After World War II, the West, and especially the Christian West, began to reckon with its moral failure.

  • The Second Vatican Council (1962–1965) issued Nostra Aetate, which officially repudiated the deicide charge and urged Christians to build respectful relations with Jews.
  • In the United States, evangelicals began to reinterpret biblical prophecy through a Zionist lens. The rebirth of Israel in 1948 and the capture of Jerusalem in 1967 were seen not just as political events, but as signs of the Second Coming.

This gave rise to Christian Zionism, particularly powerful in the American South and Midwest. Suddenly, Jews were no longer cursed, but blessed, even essential to the fulfillment of God’s plan.

From Theological Shift to Political Power

Today, Christian Zionism is a potent political force:

  • Christians United for Israel (CUFI) is one of the most influential pro-Israel lobbying groups in the U.S.
  • Donald Trump, heavily backed by evangelical voters, moved the U.S. embassy to Jerusalem in 2018, recognizing it as Israel’s capital, a move cheered by Christian Zionists as a prophetic milestone.

This uncritical support has extended to controversial policies:

  • Endorsement of Israeli settlements in the West Bank.
  • Dismissal of Palestinian rights and suffering.
  • Framing Israel as a divine necessity rather than a modern nation-state subject to international law.

Uncritical Support or Theological Obsession?

This shift has created what some call a “moral blind spot”. Criticism of Israel, even when grounded in humanitarian concerns, is often branded as antisemitism or heresy.

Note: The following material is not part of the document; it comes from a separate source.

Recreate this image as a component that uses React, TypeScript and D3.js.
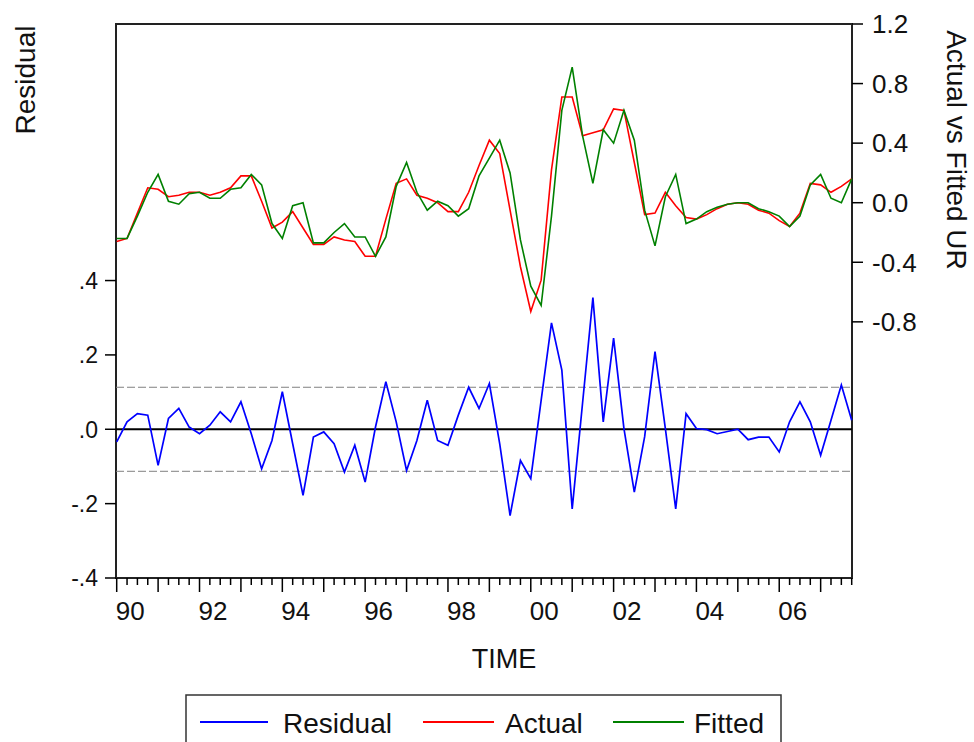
import * as d3 from "d3";

// quarterly sample 1990Q1 - 2007Q4
const quarters = d3.range(72).map((i) => 1990 + i / 4);

const residual = [
  -0.034, 0.02, 0.042, 0.038, -0.097, 0.029, 0.056, 0.006, -0.012, 0.011,
  0.047, 0.02, 0.074, -0.012, -0.106, -0.03, 0.101, -0.039, -0.178, -0.021,
  -0.007, -0.039, -0.115, -0.043, -0.142, 0.006, 0.128, 0.02, -0.111, -0.03,
  0.078, -0.03, -0.043, 0.038, 0.113, 0.056, 0.123, -0.039, -0.232, -0.084,
  -0.133, 0.078, 0.286, 0.159, -0.214, 0.07, 0.354, 0.02, 0.245, 0.002,
  -0.169, -0.02, 0.209, 0.002, -0.214, 0.042, 0.002, -0.001, -0.012, -0.006,
  0.0, -0.028, -0.021, -0.021, -0.061, 0.02, 0.074, 0.02, -0.07, 0.024,
  0.119, 0.024,
];

const actual = [
  -0.26, -0.24, -0.07, 0.1, 0.09, 0.04, 0.05, 0.07, 0.07, 0.05,
  0.07, 0.1, 0.18, 0.18, 0.01, -0.17, -0.13, -0.06, -0.17, -0.28,
  -0.28, -0.23, -0.25, -0.26, -0.36, -0.36, -0.11, 0.13, 0.16, 0.05,
  0.03, 0.0, -0.06, -0.06, 0.07, 0.25, 0.42, 0.33, -0.05, -0.43,
  -0.73, -0.52, 0.22, 0.71, 0.71, 0.45, 0.47, 0.49, 0.63, 0.62,
  0.27, -0.08, -0.07, 0.07, -0.02, -0.1, -0.11, -0.08, -0.04, -0.01,
  0.0, -0.01, -0.05, -0.07, -0.12, -0.16, -0.07, 0.13, 0.12, 0.07,
  0.11, 0.16,
];

const fitted = [
  -0.24, -0.24, -0.09, 0.07, 0.19, 0.01, -0.01, 0.06, 0.07, 0.03,
  0.03, 0.09, 0.1, 0.19, 0.12, -0.14, -0.24, -0.02, 0.0, -0.27,
  -0.27, -0.2, -0.14, -0.23, -0.23, -0.36, -0.23, 0.11, 0.27, 0.07,
  -0.05, 0.01, -0.02, -0.09, -0.04, 0.18, 0.3, 0.42, 0.2, -0.25,
  -0.56, -0.69, -0.09, 0.62, 0.91, 0.45, 0.13, 0.49, 0.4, 0.62,
  0.42, -0.05, -0.29, 0.04, 0.19, -0.14, -0.11, -0.06, -0.03, -0.01,
  0.0, 0.0, -0.04, -0.06, -0.09, -0.16, -0.09, 0.12, 0.19, 0.03,
  0.0, 0.16,
];

const stdErr = 0.113;

const residTicks = [-0.4, -0.2, 0, 0.2, 0.4];
const residTickLabels = ["-.4", "-.2", ".0", ".2", ".4"];
const afTicks = [-0.8, -0.4, 0, 0.4, 0.8, 1.2];
const afTickLabels = ["-0.8", "-0.4", "0.0", "0.4", "0.8", "1.2"];
const labelYears = [1990, 1992, 1994, 1996, 1998, 2000, 2002, 2004, 2006];
const labelText = ["90", "92", "94", "96", "98", "00", "02", "04", "06"];

const FONT = "'Liberation Sans', Arial, sans-serif";

export default function App() {
  const W = 974;
  const H = 742;
  const left = 116;
  const right = 852;
  const top = 24;
  const bottom = 578;

  const x = d3.scaleLinear().domain([1990, 2007.75]).range([116.7, 851.7]);
  const yRes = d3.scaleLinear().domain([-0.4, 1.09]).range([bottom, top]);
  const yAF = d3.scaleLinear().domain([-2.52, 1.2]).range([bottom, top]);

  const lineRes = d3
    .line<number>()
    .x((_, i) => x(quarters[i]))
    .y((d) => yRes(d));
  const lineAF = d3
    .line<number>()
    .x((_, i) => x(quarters[i]))
    .y((d) => yAF(d));

  const qTicks = d3.range(1990, 2007.76, 0.25);

  return (
    <svg
      width={W}
      height={H}
      style={{ position: "absolute", left: 0, top: 0, background: "#fff" }}
      fontFamily={FONT}
    >
      {/* frame */}
      <rect
        x={left}
        y={top}
        width={right - left}
        height={bottom - top}
        fill="none"
        stroke="#222"
        strokeWidth={2}
      />

      {/* +/- one std error bands */}
      {[stdErr, -stdErr].map((v) => (
        <line
          key={v}
          x1={left}
          x2={right}
          y1={yRes(v)}
          y2={yRes(v)}
          stroke="#808080"
          strokeWidth={1}
          strokeDasharray="8,3"
        />
      ))}
      <line x1={left} x2={right} y1={yRes(0)} y2={yRes(0)} stroke="#000" strokeWidth={2} />

      {/* series */}
      <path d={lineRes(residual) || ""} fill="none" stroke="#0000ff" strokeWidth={1.7} />
      <path d={lineAF(actual) || ""} fill="none" stroke="#ff0000" strokeWidth={1.6} />
      <path d={lineAF(fitted) || ""} fill="none" stroke="#008000" strokeWidth={1.6} />

      {/* left axis */}
      {residTicks.map((t, i) => (
        <g key={t}>
          <line x1={left - 11} x2={left} y1={yRes(t)} y2={yRes(t)} stroke="#000" strokeWidth={1.5} />
          <text x={left - 18} y={yRes(t)} dy="0.36em" textAnchor="end" fontSize={23} fill="#111">
            {residTickLabels[i]}
          </text>
        </g>
      ))}
      <text
        transform={`translate(35,80) rotate(-90)`}
        textAnchor="middle"
        fontSize={28}
        fill="#111"
      >
        Residual
      </text>

      {/* right axis */}
      {afTicks.map((t, i) => (
        <g key={t}>
          <line x1={right} x2={right + 11} y1={yAF(t)} y2={yAF(t)} stroke="#000" strokeWidth={1.5} />
          <text x={right + 20} y={yAF(t)} dy="0.36em" textAnchor="start" fontSize={26} fill="#111">
            {afTickLabels[i]}
          </text>
        </g>
      ))}
      <text
        transform={`translate(947,150) rotate(90)`}
        textAnchor="middle"
        fontSize={28}
        fill="#111"
      >
        Actual vs Fitted UR
      </text>

      {/* bottom axis */}
      {qTicks.map((t) => {
        const major = Math.abs(t - Math.round(t)) < 1e-9;
        return (
          <line
            key={t}
            x1={x(t)}
            x2={x(t)}
            y1={bottom}
            y2={bottom + (major ? 14 : 7)}
            stroke="#000"
            strokeWidth={1.5}
          />
        );
      })}
      {labelYears.map((yr, i) => (
        <text key={yr} x={x(yr) - 1} y={620} textAnchor="start" fontSize={26} fill="#111">
          {labelText[i]}
        </text>
      ))}
      <text x={504} y={668} textAnchor="middle" fontSize={27} fill="#111">
        TIME
      </text>

      {/* legend */}
      <rect x={186} y={695} width={595} height={60} fill="none" stroke="#333" strokeWidth={1.5} />
      <line x1={200} x2={268} y1={722} y2={722} stroke="#0000ff" strokeWidth={2} />
      <text x={283} y={733} fontSize={28} fill="#111">Residual</text>
      <line x1={423} x2={494} y1={722} y2={722} stroke="#ff0000" strokeWidth={2} />
      <text x={505} y={733} fontSize={28} fill="#111">Actual</text>
      <line x1={613} x2={684} y1={722} y2={722} stroke="#008000" strokeWidth={2} />
      <text x={694} y={733} fontSize={28} fill="#111">Fitted</text>
    </svg>
  );
}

For some evangelicals, opposing Israel is tantamount to opposing God Himself.

This is not a universal Christian view. Many Christians, including Catholic and progressive Protestant denominations, support peace, human rights, and a two-state solution. But the loudest political voices often come from those who see Israel through the lens of end-times prophecy, not diplomacy.

Psychosis or Redemption?

The transformation is so complete that it’s hard not to see a touch of psychological overcompensation:

  • Is it guilt for past atrocities?
  • Is it theological opportunism?
  • Is it geopolitical alignment, with Israel as a Western ally in a volatile region?
  • Or is it something deeper: the need to turn the scapegoat into the savior?

Whatever the answer, the shift is real. From the stake to the altar, Jews have gone in the Christian imagination, not always in ways that reflect empathy or justice.

What began as centuries of persecution has become an era of sacralized political loyalty. This is not inherently bad, solidarity can be redemptive. But when that solidarity silences criticism, justifies occupation, and ignores human suffering, it becomes something else entirely.

Perhaps history’s most radical transformations do not come with revolutions, but with rewritings, and this rewriting of Christian-Jewish-Israeli relations may be among the most profound of them all.